I'm studying for upcoming interviews and have encountered this question several times (written verbatim)
Find or determine non existence of a number in a sorted list of N numbers where the numbers range over M, M >> N and N large enough to span multiple disks. Algorithm to beat O(log n); bonus points for constant time algorithm.
First of all, I'm not sure if this is a question with a real solution. My colleagues and I have mused over this problem for weeks and it seems ill formed (of course, just because we can't think of a solution doesn't mean there isn't one). A few questions I would have asked the interviewer are:
- Are there repeats in the sorted list?
- What's the relationship to the number of disks and N?
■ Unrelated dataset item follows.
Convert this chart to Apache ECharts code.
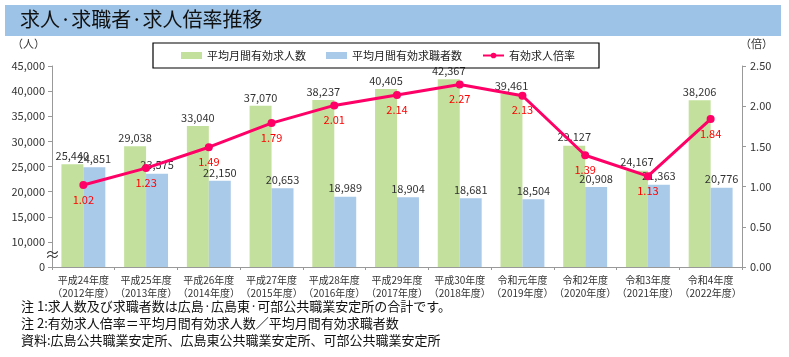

One approach I considered was to binary search the min/max of each disk to determine the disk that should hold that number, if it exists, then binary search on the disk itself. Of course this is only an order of magnitude speedup if the number of disks is large and you also have a sorted list of disks. I think this would yield some sort of O(log log n) time.
As for the M >> N hint, perhaps if you know how many numbers are on a disk and what the range is, you could use the pigeonhole principle to rule out some cases some of the time, but I can't figure out an order of magnitude improvement.
Also, "bonus points for constant time algorithm" makes me a bit suspicious.
Any thoughts, solutions, or relevant history of this problem?